Going green and introducing live plants in the office promotes better air quality, has psychological benefits and is even thought to reduce sick days!

9. Introduce mindfulness sessions

Social enterprise Here helps staff prepare for a busy day with mindfulness sessions. Chief executive Zoe Nicholson explains that it’s about creating an environment where staff “are cared for so they can do the caring.” The company also starts meetings with a minute of silence so attendees can collect their thoughts and get the most out of the get-together.

10. Appoint empathetic managers

EQ – emotional intelligence – is just as important as IQ in managers, says Professor Sir Cary Cooper. He says, “we need better-trained, more emotionally intelligent” people in our management roles. He believes the key to creating a “wellbeing culture so people feel valued, trusted” and “motivated” is to appoint individuals who are “not just technically competent” but also “good people managers.”
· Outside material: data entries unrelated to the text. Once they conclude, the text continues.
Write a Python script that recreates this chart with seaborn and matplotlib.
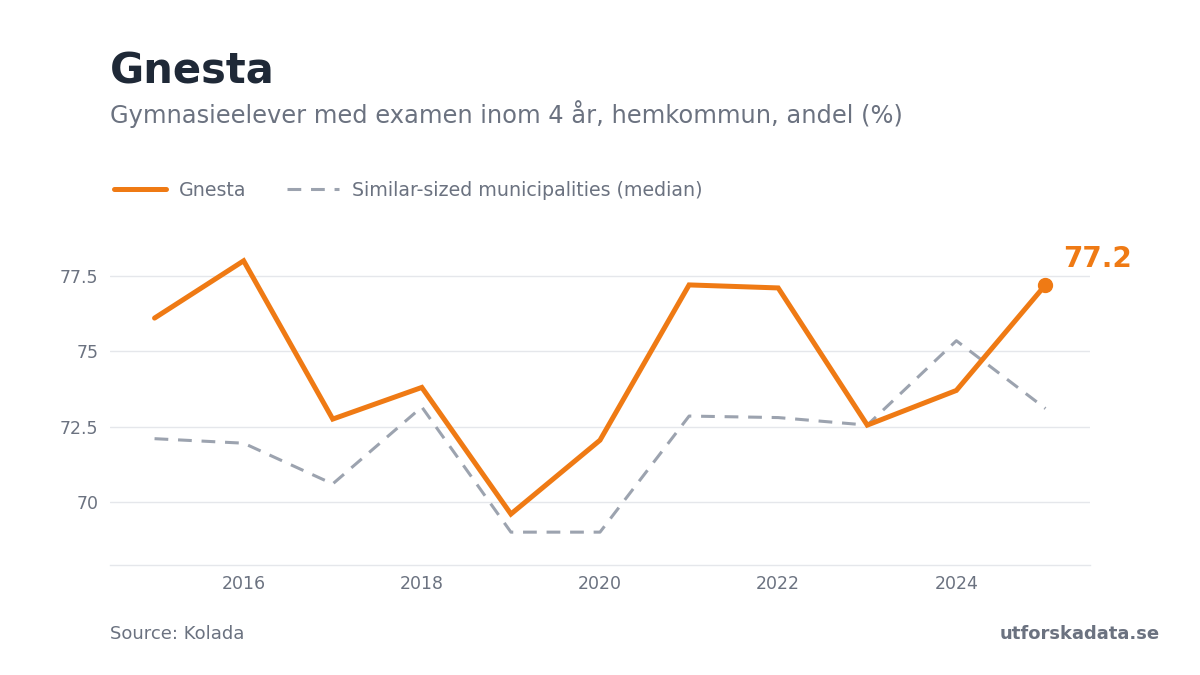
import matplotlib
matplotlib.use("Agg")
import matplotlib.pyplot as plt
import seaborn as sns
import pandas as pd

years = [2015, 2016, 2017, 2018, 2019, 2020, 2021, 2022, 2023, 2024, 2025]
gnesta = [76.1, 78.0, 72.75, 73.8, 69.6, 72.05, 77.2, 77.1, 72.55, 73.7, 77.2]
median = [72.1, 71.95, 70.6, 73.15, 69.0, 69.0, 72.85, 72.8, 72.55, 75.35, 73.1]
yticks = [70, 72.5, 75, 77.5]
ytick_labels = ["70", "72.5", "75", "77.5"]
xticks = [2016, 2018, 2020, 2022, 2024]

ORANGE = "#ef7a14"
GRAY_LINE = "#9ca3af"
GRID = "#e5e7eb"
TEXT = "#6b7280"
TITLE = "#1f2937"

sns.set_theme(style="white")
plt.rcParams["font.family"] = ["DejaVu Sans"]

fig = plt.figure(figsize=(12, 6.75), dpi=100)
ax = fig.add_axes([110 / 1200, 1 - 565 / 675, 980 / 1200, 325 / 675])

df_g = pd.DataFrame({"year": years, "value": gnesta})
df_m = pd.DataFrame({"year": years, "value": median})

sns.lineplot(data=df_m, x="year", y="value", ax=ax, color=GRAY_LINE,
             linewidth=2.2, label="Similar-sized municipalities (median)",
             zorder=2)
ax.lines[-1].set_dashes((4.5, 3.2))
sns.lineplot(data=df_g, x="year", y="value", ax=ax, color=ORANGE,
             linewidth=3.6, label="Gnesta", zorder=3)
ax.lines[-1].set_solid_capstyle("round")
ax.lines[-1].set_solid_joinstyle("miter")

# last point marker and label
ax.plot([years[-1]], [gnesta[-1]], "o", color=ORANGE, markersize=10, zorder=4)
ax.annotate(f"{gnesta[-1]:.1f}", xy=(years[-1], gnesta[-1]),
            xytext=(13, 19), textcoords="offset points",
            ha="left", va="center", fontsize=20, fontweight="bold",
            color=ORANGE)

ax.set_xlim(2014.5, 2025.5)
ax.set_ylim(67.91, 78.69)
ax.set_yticks(yticks)
ax.set_yticklabels(ytick_labels)
ax.set_xticks(xticks)
ax.set_xticklabels([str(x) for x in xticks])
ax.set_xlabel("")
ax.set_ylabel("")
ax.grid(axis="y", color=GRID, linewidth=1.0)
ax.grid(axis="x", visible=False)
ax.set_axisbelow(True)
for s in ["top", "right", "left"]:
    ax.spines[s].set_visible(False)
ax.spines["bottom"].set_color(GRID)
ax.spines["bottom"].set_linewidth(1.0)
ax.tick_params(axis="both", length=0, labelsize=12.5, labelcolor=TEXT)
ax.tick_params(axis="y", pad=8.5)
ax.tick_params(axis="x", pad=7)

# legend
handles, labels = ax.get_legend_handles_labels()
order = [labels.index("Gnesta"), labels.index("Similar-sized municipalities (median)")]
ax.get_legend().remove()
leg = fig.legend([handles[i] for i in order], [labels[i] for i in order],
                 loc="center left", bbox_to_anchor=(114 / 1200, 1 - 190 / 675),
                 ncol=2, frameon=False, fontsize=13.7, borderpad=0,
                 handlelength=2.75, handletextpad=0.68, columnspacing=2.1,
                 borderaxespad=0)
for t in leg.get_texts():
    t.set_color(TEXT)

fig.text(110 / 1200, 1 - 83 / 675, "Gnesta", fontsize=30, fontweight="bold",
         color=TITLE, ha="left", va="baseline")
fig.text(110 / 1200, 1 - 123 / 675,
         "Gymnasieelever med examen inom 4 år, hemkommun, andel (%)",
         fontsize=17.4, color=TEXT, ha="left", va="baseline")
fig.text(110 / 1200, 1 - 634 / 675, "Source: Kolada", fontsize=13,
         color=TEXT, ha="left", va="center")
fig.text(1160 / 1200, 1 - 634 / 675, "utforskadata.se", fontsize=13,
         fontweight="bold", color=TEXT, ha="right", va="center")

fig.savefig("out.png", dpi=100, facecolor="white")
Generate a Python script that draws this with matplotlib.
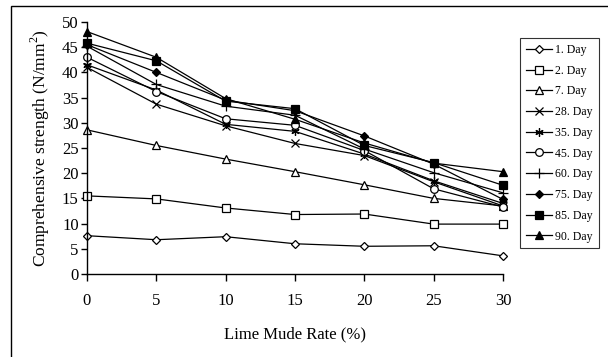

11. Create a desirable office space

A nice workspace motivates and encourages productivity. Key components are comfortable, ergonomic furniture; ample natural light, which is proven to help mood and prevent headaches; and uncluttered surfaces, which helps to reduce stress. Going green and introducing live plants promotes better air quality, has psychological benefits and is even thought to reduce sick days! Choose easy-care indoor plants like peace lilies, ferns, and palms.

12. Build in a break-out space

Even the smallest of workspaces can incorporate a break-out space where employees can have time away from their desk. If you don’t have room for beanbags and table tennis, place some comfy chairs near a window and have a wall-mounted reading rack. A change of environment can spark new ways of thinking, creativity and collaboration.

13. Bring your dog to work days

Within some companies, employees can bring their dog to work with them once a month, every other Friday, or more frequently. An animal in the office can turn it into a home away from home and every pooch will need walking, which gets staff outside at lunchtime and away from their screens. Check for allergies before implementing!